ROCHESTER CASTLE SITS by the Medway River like a giant model, and a big black lion guards the iron bridge. I pat its paw for good luck as I pass. The girders groan as trucks go over and my feet are aching, but I’m pretty pleased with myself; only twenty-four hours ago I was a weeping bruise, but I just passed my first-ever job interview and next week’s sorted, at least. Black Elm Farm’ll be a place to lie low and get some money together. I think of small bombs going off in Gravesend, one by one. Dad’ll go round to Vinny’s later, I reckon: “Oh, morning, I believe you’ve been sleeping with my underage daughter; I’m not leaving till I’ve spoken with her.” Ka-booom! Vinny’s ferrety face. Ka-boom! Dad’ll rush back to tell Mam I’m not there either. Ka-boom! Mam’ll start replaying that slap, over and over. Then she’ll march round to Vinny’s. Shit, meet Fan. Fan, this is Shit. Mam’ll leave Vinny splattered down the hallway and hurry to Brendan and Ruth’s to see if I’m there. Brendan’ll report I was on my way to Stella Yearwood’s yesterday morning, so he and Mam’ll stomp off there. Stella’ll be all, “No, Mrs. Sykes, she was never here, actually I was out, I’ve got no idea,” but she knows a heat-seeker missile’s heading her way. Monday comes and goes, and Tuesday, then on Wednesday school’ll phone ’cause I’m missing exams. Mr. Nixon’ll say to her, “So let me get this straight, Mrs. Sykes. Your daughter’s been missing since Saturday morning?” Mam’ll mumble ’bout a small disagreement.
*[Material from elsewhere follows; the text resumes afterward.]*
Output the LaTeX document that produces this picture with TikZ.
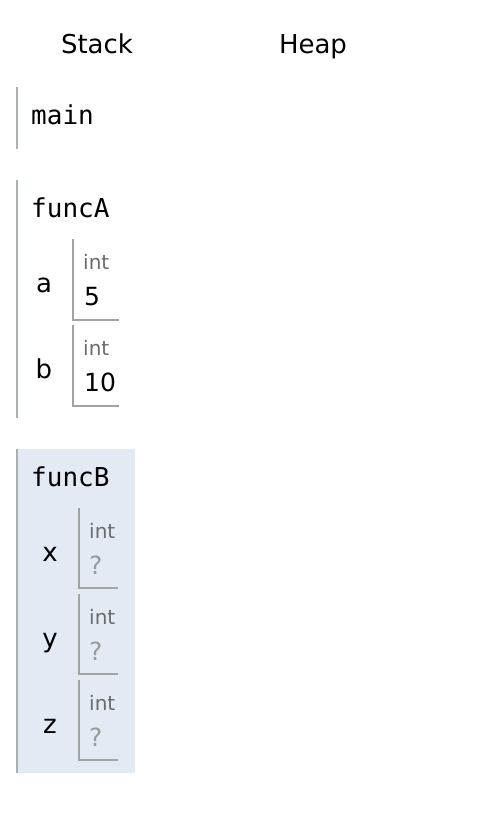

Dad’ll start wanting details, like what she said to me, and what she means by “a little slap.” How little? Ka-boom, ka-boom, ka-boom . She’ll lose it and and snap, “I already feckin’ told you, Dave!” and go upstairs to the kitchen, and as she’s looking out over the river, she’ll be thinking, She’s only fifteen, anything could’ve happened … Serve her bloody right.